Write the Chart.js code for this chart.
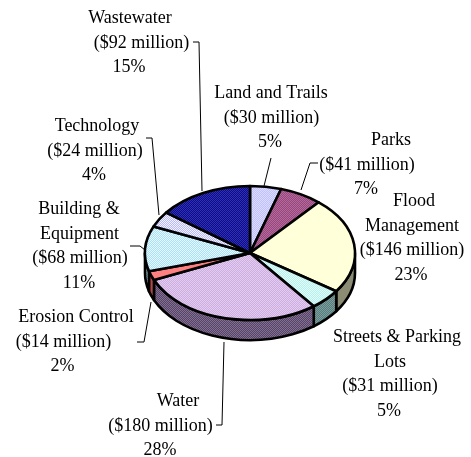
<!DOCTYPE html>
<html>
<head>
<meta charset="utf-8">
<title>Capital projects by category</title>
<script src="https://cdn.jsdelivr.net/npm/chart.js@4"></script>
<style>
    html, body { margin: 0; padding: 0; background: #fff; }
    canvas { display: block; }
</style>
</head>
<body>
<canvas id="pieChart" width="471" height="457"></canvas>
<script>
// Slices, clockwise from twelve o'clock
const categories = ['Land and Trails', 'Parks', 'Flood Management', 'Streets & Parking Lots', 'Water',
    'Erosion Control', 'Building & Equipment', 'Technology', 'Wastewater'];
const millions = [30, 41, 146, 31, 180, 14, 68, 24, 92];
const percents = [5, 7, 23, 5, 28, 2, 11, 4, 15];

// Text lines for the name part of every label
const nameLines = [['Land and Trails'], ['Parks'], ['Flood', 'Management'], ['Streets & Parking', 'Lots'], ['Water'],
    ['Erosion Control'], ['Building &', 'Equipment'], ['Technology'], ['Wastewater']];

// Label blocks: first baseline, then the centre x of each line
const labelSpots = [
    [98, [271, 271.5, 270]],
    [145, [391, 367, 366]],
    [206, [414, 412, 412, 411]],
    [342, [397, 390, 390, 389]],
    [406, [178, 160.5, 160]],
    [322, [76, 63.5, 62.5]],
    [214, [79, 79.5, 80, 79]],
    [131, [97, 95, 94]],
    [23, [130, 141.5, 129]]
];

// Leader lines from label to pie edge
const leaders = [
    [[271, 158], [264, 186]],
    [[318, 163], [310, 163], [301, 190]],
    null,
    null,
    [[216, 425], [222, 425], [224, 342]],
    [[137, 342], [144, 342], [151, 302]],
    [[130, 246], [140, 246], [145, 250]],
    [[146, 138], [152, 138], [159, 215]],
    [[193, 42], [199, 42], [202, 191]]
];

const squash = 67 / 105;   // ellipse height / width of the tilted pie
const depth = 20;          // thickness of the side wall
const lineHeight = 24.7;

function dither(a, b) {
    const tile = document.createElement('canvas');
    tile.width = tile.height = 2;
    const c = tile.getContext('2d');
    c.fillStyle = a;
    c.fillRect(0, 0, 2, 2);
    c.fillStyle = b;
    c.fillRect(0, 0, 1, 1);
    c.fillRect(1, 1, 1, 1);
    return document.createElement('canvas').getContext('2d').createPattern(tile, 'repeat');
}

// Solid slice colours, and the dotted fills laid over them
const topColors = ['#cecefe', '#a65a8c', '#ffffd9', '#ccf6f2', '#d8bde8', '#ff8080', '#c8ecfb', '#d6d6ff', '#1e1e9e'];
const topFills = [
    dither('#c0c0ff', '#dcdcff'),
    dither('#9c4480', '#b06c98'),
    '#ffffd9',
    dither('#b8f0ec', '#e0fbf8'),
    dither('#ccaee0', '#e4ccf0'),
    '#ff8080',
    dither('#a8e0f8', '#e8f8ff'),
    dither('#b8b8ff', '#f4f4ff'),
    dither('#0c0c88', '#3030b4')
];

const wallColors = [
    '#807ca0', '#80406a', '#8c8c74', dither('#567c7c', '#7c9e9e'), dither('#54446a', '#84708e'),
    '#b04848', dither('#6e9090', '#90b0b0'), '#80809c', '#10105c'
];

const tiltedPie = {
    id: 'tiltedPie',
    beforeDatasetsDraw(chart) {
        const ctx = chart.ctx;
        const arcs = chart.getDatasetMeta(0).data;
        const cy = arcs[0].y;
        // side wall: only the front half of the rim shows
        arcs.forEach((arc, i) => {
            const from = Math.max(arc.startAngle, 0);
            const to = Math.min(arc.endAngle, Math.PI);
            if (to <= from) return;
            const rx = arc.outerRadius, ry = rx * squash;
            ctx.save();
            ctx.beginPath();
            ctx.ellipse(arc.x, arc.y, rx, ry, 0, from, to);
            ctx.ellipse(arc.x, arc.y + depth, rx, ry, 0, to, from, true);
            ctx.closePath();
            ctx.fillStyle = wallColors[i];
            ctx.fill();
            ctx.lineWidth = 2.6;
            ctx.strokeStyle = '#000';
            ctx.lineJoin = 'round';
            ctx.stroke();
            ctx.restore();
        });
        ctx.save();
        ctx.translate(0, cy);
        ctx.scale(1, squash);
        ctx.translate(0, -cy);
    },
    afterDatasetsDraw(chart) {
        const ctx = chart.ctx;
        ctx.restore();
        const arcs = chart.getDatasetMeta(0).data;
        // dots and outlines go on unsquashed, for square dots and an even pen width
        ctx.save();
        ctx.lineWidth = 2.6;
        ctx.strokeStyle = '#000';
        ctx.lineJoin = 'round';
        arcs.forEach((arc, i) => {
            ctx.beginPath();
            ctx.moveTo(arc.x, arc.y);
            ctx.ellipse(arc.x, arc.y, arc.outerRadius, arc.outerRadius * squash, 0, arc.startAngle, arc.endAngle);
            ctx.closePath();
            ctx.fillStyle = topFills[i];
            ctx.fill();
            ctx.stroke();
        });
        ctx.restore();
    },
    afterDraw(chart) {
        const ctx = chart.ctx;
        ctx.save();
        ctx.lineWidth = 1;
        ctx.strokeStyle = '#000';
        leaders.forEach(pts => {
            if (!pts) return;
            ctx.beginPath();
            pts.forEach((p, i) => i ? ctx.lineTo(p[0], p[1]) : ctx.moveTo(p[0], p[1]));
            ctx.stroke();
        });
        ctx.fillStyle = '#000';
        ctx.font = '18px "Liberation Serif", serif';
        ctx.textAlign = 'center';
        ctx.textBaseline = 'alphabetic';
        categories.forEach((name, i) => {
            const lines = nameLines[i].concat('($' + millions[i] + ' million)', percents[i] + '%');
            const [baseline, centres] = labelSpots[i];
            lines.forEach((line, k) => {
                ctx.fillText(line, centres[k], baseline + k * lineHeight);
            });
        });
        ctx.restore();
    }
};

const ctx = document.getElementById('pieChart').getContext('2d');
new Chart(ctx, {
    type: 'pie',
    data: {
        labels: categories,
        datasets: [{
            data: millions,
            backgroundColor: topColors,
            borderWidth: 0
        }]
    },
    options: {
        responsive: false,
        animation: false,
        layout: { padding: { left: 145, right: 116, top: 148, bottom: 99 } },
        plugins: {
            legend: { display: false },
            tooltip: { enabled: false }
        }
    },
    plugins: [tiltedPie]
});
</script>
</body>
</html>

□ □ □ □ □ □ □

**Exercise objective:** Give all the lines above again, character for character, without pictures.

**Result for this exercise:**
Write the Chart.js code for this chart.
<!DOCTYPE html>
<html>
<head>
<meta charset="utf-8">
<title>Capital projects by category</title>
<script src="https://cdn.jsdelivr.net/npm/chart.js@4"></script>
<style>
    html, body { margin: 0; padding: 0; background: #fff; }
    canvas { display: block; }
</style>
</head>
<body>
<canvas id="pieChart" width="471" height="457"></canvas>
<script>
// Slices, clockwise from twelve o'clock
const categories = ['Land and Trails', 'Parks', 'Flood Management', 'Streets & Parking Lots', 'Water',
    'Erosion Control', 'Building & Equipment', 'Technology', 'Wastewater'];
const millions = [30, 41, 146, 31, 180, 14, 68, 24, 92];
const percents = [5, 7, 23, 5, 28, 2, 11, 4, 15];

// Text lines for the name part of every label
const nameLines = [['Land and Trails'], ['Parks'], ['Flood', 'Management'], ['Streets & Parking', 'Lots'], ['Water'],
    ['Erosion Control'], ['Building &', 'Equipment'], ['Technology'], ['Wastewater']];

// Label blocks: first baseline, then the centre x of each line
const labelSpots = [
    [98, [271, 271.5, 270]],
    [145, [391, 367, 366]],
    [206, [414, 412, 412, 411]],
    [342, [397, 390, 390, 389]],
    [406, [178, 160.5, 160]],
    [322, [76, 63.5, 62.5]],
    [214, [79, 79.5, 80, 79]],
    [131, [97, 95, 94]],
    [23, [130, 141.5, 129]]
];

// Leader lines from label to pie edge
const leaders = [
    [[271, 158], [264, 186]],
    [[318, 163], [310, 163], [301, 190]],
    null,
    null,
    [[216, 425], [222, 425], [224, 342]],
    [[137, 342], [144, 342], [151, 302]],
    [[130, 246], [140, 246], [145, 250]],
    [[146, 138], [152, 138], [159, 215]],
    [[193, 42], [199, 42], [202, 191]]
];

const squash = 67 / 105;   // ellipse height / width of the tilted pie
const depth = 20;          // thickness of the side wall
const lineHeight = 24.7;

function dither(a, b) {
    const tile = document.createElement('canvas');
    tile.width = tile.height = 2;
    const c = tile.getContext('2d');
    c.fillStyle = a;
    c.fillRect(0, 0, 2, 2);
    c.fillStyle = b;
    c.fillRect(0, 0, 1, 1);
    c.fillRect(1, 1, 1, 1);
    return document.createElement('canvas').getContext('2d').createPattern(tile, 'repeat');
}

// Solid slice colours, and the dotted fills laid over them
const topColors = ['#cecefe', '#a65a8c', '#ffffd9', '#ccf6f2', '#d8bde8', '#ff8080', '#c8ecfb', '#d6d6ff', '#1e1e9e'];
const topFills = [
    dither('#c0c0ff', '#dcdcff'),
    dither('#9c4480', '#b06c98'),
    '#ffffd9',
    dither('#b8f0ec', '#e0fbf8'),
    dither('#ccaee0', '#e4ccf0'),
    '#ff8080',
    dither('#a8e0f8', '#e8f8ff'),
    dither('#b8b8ff', '#f4f4ff'),
    dither('#0c0c88', '#3030b4')
];

const wallColors = [
    '#807ca0', '#80406a', '#8c8c74', dither('#567c7c', '#7c9e9e'), dither('#54446a', '#84708e'),
    '#b04848', dither('#6e9090', '#90b0b0'), '#80809c', '#10105c'
];

const tiltedPie = {
    id: 'tiltedPie',
    beforeDatasetsDraw(chart) {
        const ctx = chart.ctx;
        const arcs = chart.getDatasetMeta(0).data;
        const cy = arcs[0].y;
        // side wall: only the front half of the rim shows
        arcs.forEach((arc, i) => {
            const from = Math.max(arc.startAngle, 0);
            const to = Math.min(arc.endAngle, Math.PI);
            if (to <= from) return;
            const rx = arc.outerRadius, ry = rx * squash;
            ctx.save();
            ctx.beginPath();
            ctx.ellipse(arc.x, arc.y, rx, ry, 0, from, to);
            ctx.ellipse(arc.x, arc.y + depth, rx, ry, 0, to, from, true);
            ctx.closePath();
            ctx.fillStyle = wallColors[i];
            ctx.fill();
            ctx.lineWidth = 2.6;
            ctx.strokeStyle = '#000';
            ctx.lineJoin = 'round';
            ctx.stroke();
            ctx.restore();
        });
        ctx.save();
        ctx.translate(0, cy);
        ctx.scale(1, squash);
        ctx.translate(0, -cy);
    },
    afterDatasetsDraw(chart) {
        const ctx = chart.ctx;
        ctx.restore();
        const arcs = chart.getDatasetMeta(0).data;
        // dots and outlines go on unsquashed, for square dots and an even pen width
        ctx.save();
        ctx.lineWidth = 2.6;
        ctx.strokeStyle = '#000';
        ctx.lineJoin = 'round';
        arcs.forEach((arc, i) => {
            ctx.beginPath();
            ctx.moveTo(arc.x, arc.y);
            ctx.ellipse(arc.x, arc.y, arc.outerRadius, arc.outerRadius * squash, 0, arc.startAngle, arc.endAngle);
            ctx.closePath();
            ctx.fillStyle = topFills[i];
            ctx.fill();
            ctx.stroke();
        });
        ctx.restore();
    },
    afterDraw(chart) {
        const ctx = chart.ctx;
        ctx.save();
        ctx.lineWidth = 1;
        ctx.strokeStyle = '#000';
        leaders.forEach(pts => {
            if (!pts) return;
            ctx.beginPath();
            pts.forEach((p, i) => i ? ctx.lineTo(p[0], p[1]) : ctx.moveTo(p[0], p[1]));
            ctx.stroke();
        });
        ctx.fillStyle = '#000';
        ctx.font = '18px "Liberation Serif", serif';
        ctx.textAlign = 'center';
        ctx.textBaseline = 'alphabetic';
        categories.forEach((name, i) => {
            const lines = nameLines[i].concat('($' + millions[i] + ' million)', percents[i] + '%');
            const [baseline, centres] = labelSpots[i];
            lines.forEach((line, k) => {
                ctx.fillText(line, centres[k], baseline + k * lineHeight);
            });
        });
        ctx.restore();
    }
};

const ctx = document.getElementById('pieChart').getContext('2d');
new Chart(ctx, {
    type: 'pie',
    data: {
        labels: categories,
        datasets: [{
            data: millions,
            backgroundColor: topColors,
            borderWidth: 0
        }]
    },
    options: {
        responsive: false,
        animation: false,
        layout: { padding: { left: 145, right: 116, top: 148, bottom: 99 } },
        plugins: {
            legend: { display: false },
            tooltip: { enabled: false }
        }
    },
    plugins: [tiltedPie]
});
</script>
</body>
</html>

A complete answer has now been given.